WHAT IS NEEDED
Word for word, print each line of the listing below; pictures stay out.

DATA PROVIDED
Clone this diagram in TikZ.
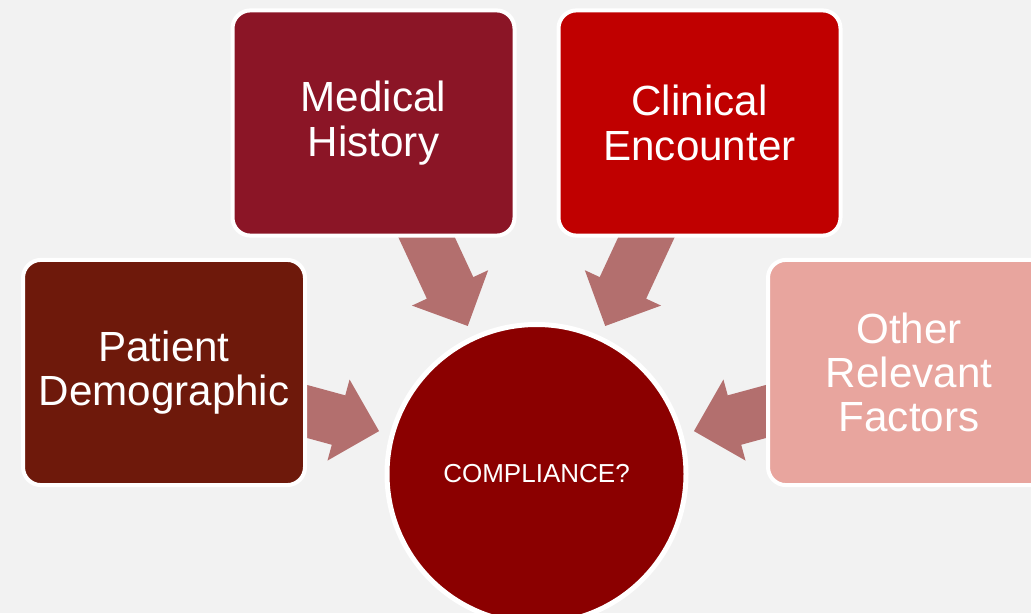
\documentclass[tikz,border=0pt]{standalone}
\usepackage{fontspec}
\setmainfont{Liberation Sans}
\usepackage{tikz}
\usetikzlibrary{calc, backgrounds}
\definecolor{bggray}{HTML}{F2F2F2}
\definecolor{demored}{HTML}{6E190B}
\definecolor{histred}{HTML}{8B1526}
\definecolor{clinred}{HTML}{C00000}
\definecolor{otherpink}{HTML}{E8A59E}
\definecolor{compred}{HTML}{8B0000}
\definecolor{flowred}{HTML}{B36F6E}
\tikzset{
    factor/.style={rectangle, rounded corners=0.45cm, draw=white, line width=0.1cm, align=center, text=white, minimum width=7.05cm, minimum height=5.63cm, inner sep=0pt, font=\fontsize{30}{31.5}\selectfont},
    hub/.style={circle, draw=white, line width=0.125cm, fill=compred, text=white, minimum size=7.475cm, inner sep=0pt, font=\fontsize{18.5}{22}\selectfont},
    flow/.style={fill=flowred}
}
% block arrow from a factor box towards the hub (tail hidden under the box)
\newcommand{\inarrow}[2]{%
    \path (#1.center) -- (#2) coordinate[pos=0] (tail) coordinate[pos=1] (edge);
    \coordinate (tip) at ($(edge)!0.28cm!(tail)$);
    \coordinate (neck) at ($(tip)!1.05cm!(tail)$);
    \fill[flow] ($(tail)!0.64cm!90:(tip)$) -- ($(neck)!0.64cm!90:(tip)$) -- ($(neck)!1.05cm!90:(tip)$) -- (tip)
        -- ($(neck)!1.05cm!-90:(tip)$) -- ($(neck)!0.64cm!-90:(tip)$) -- ($(tail)!0.64cm!-90:(tip)$) -- cycle;
}

\begin{document}
\begin{tikzpicture}
    \useasboundingbox (0,0) rectangle (25.775,15.325);
    \clip (0,0) rectangle (25.775,15.325);
    \begin{scope}[on background layer]
        \fill[bggray] (0,0) rectangle (25.775,15.325);
    \end{scope}

    % Factor boxes
    \node[factor, fill=histred] (history) at (9.3375,12.25) {Medical\\History};
    \node[factor, fill=clinred] (clinical) at (17.4875,12.25) {Clinical\\Encounter};
    \node[factor, fill=demored] (demo) at (4.1,6.0125) {Patient\\Demographic};
    \node[factor, fill=otherpink] (other) at (22.725,6.0125) {Other\\Relevant\\Factors};

    % Central question
    \node[hub] (comp) at (13.4125,3.475) {COMPLIANCE?};

    % Arrows into the hub
    \begin{scope}[on background layer]
        \inarrow{history}{comp}
        \inarrow{clinical}{comp}
        \inarrow{demo}{comp}
        \inarrow{other}{comp}
    \end{scope}

\end{tikzpicture}
\end{document}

RESPONSE FOR THIS EXERCISE
Clone this diagram in TikZ.
\documentclass[tikz,border=0pt]{standalone}
\usepackage{fontspec}
\setmainfont{Liberation Sans}
\usepackage{tikz}
\usetikzlibrary{calc, backgrounds}
\definecolor{bggray}{HTML}{F2F2F2}
\definecolor{demored}{HTML}{6E190B}
\definecolor{histred}{HTML}{8B1526}
\definecolor{clinred}{HTML}{C00000}
\definecolor{otherpink}{HTML}{E8A59E}
\definecolor{compred}{HTML}{8B0000}
\definecolor{flowred}{HTML}{B36F6E}
\tikzset{
    factor/.style={rectangle, rounded corners=0.45cm, draw=white, line width=0.1cm, align=center, text=white, minimum width=7.05cm, minimum height=5.63cm, inner sep=0pt, font=\fontsize{30}{31.5}\selectfont},
    hub/.style={circle, draw=white, line width=0.125cm, fill=compred, text=white, minimum size=7.475cm, inner sep=0pt, font=\fontsize{18.5}{22}\selectfont},
    flow/.style={fill=flowred}
}
% block arrow from a factor box towards the hub (tail hidden under the box)
\newcommand{\inarrow}[2]{%
    \path (#1.center) -- (#2) coordinate[pos=0] (tail) coordinate[pos=1] (edge);
    \coordinate (tip) at ($(edge)!0.28cm!(tail)$);
    \coordinate (neck) at ($(tip)!1.05cm!(tail)$);
    \fill[flow] ($(tail)!0.64cm!90:(tip)$) -- ($(neck)!0.64cm!90:(tip)$) -- ($(neck)!1.05cm!90:(tip)$) -- (tip)
        -- ($(neck)!1.05cm!-90:(tip)$) -- ($(neck)!0.64cm!-90:(tip)$) -- ($(tail)!0.64cm!-90:(tip)$) -- cycle;
}

\begin{document}
\begin{tikzpicture}
    \useasboundingbox (0,0) rectangle (25.775,15.325);
    \clip (0,0) rectangle (25.775,15.325);
    \begin{scope}[on background layer]
        \fill[bggray] (0,0) rectangle (25.775,15.325);
    \end{scope}

    % Factor boxes
    \node[factor, fill=histred] (history) at (9.3375,12.25) {Medical\\History};
    \node[factor, fill=clinred] (clinical) at (17.4875,12.25) {Clinical\\Encounter};
    \node[factor, fill=demored] (demo) at (4.1,6.0125) {Patient\\Demographic};
    \node[factor, fill=otherpink] (other) at (22.725,6.0125) {Other\\Relevant\\Factors};

    % Central question
    \node[hub] (comp) at (13.4125,3.475) {COMPLIANCE?};

    % Arrows into the hub
    \begin{scope}[on background layer]
        \inarrow{history}{comp}
        \inarrow{clinical}{comp}
        \inarrow{demo}{comp}
        \inarrow{other}{comp}
    \end{scope}

\end{tikzpicture}
\end{document}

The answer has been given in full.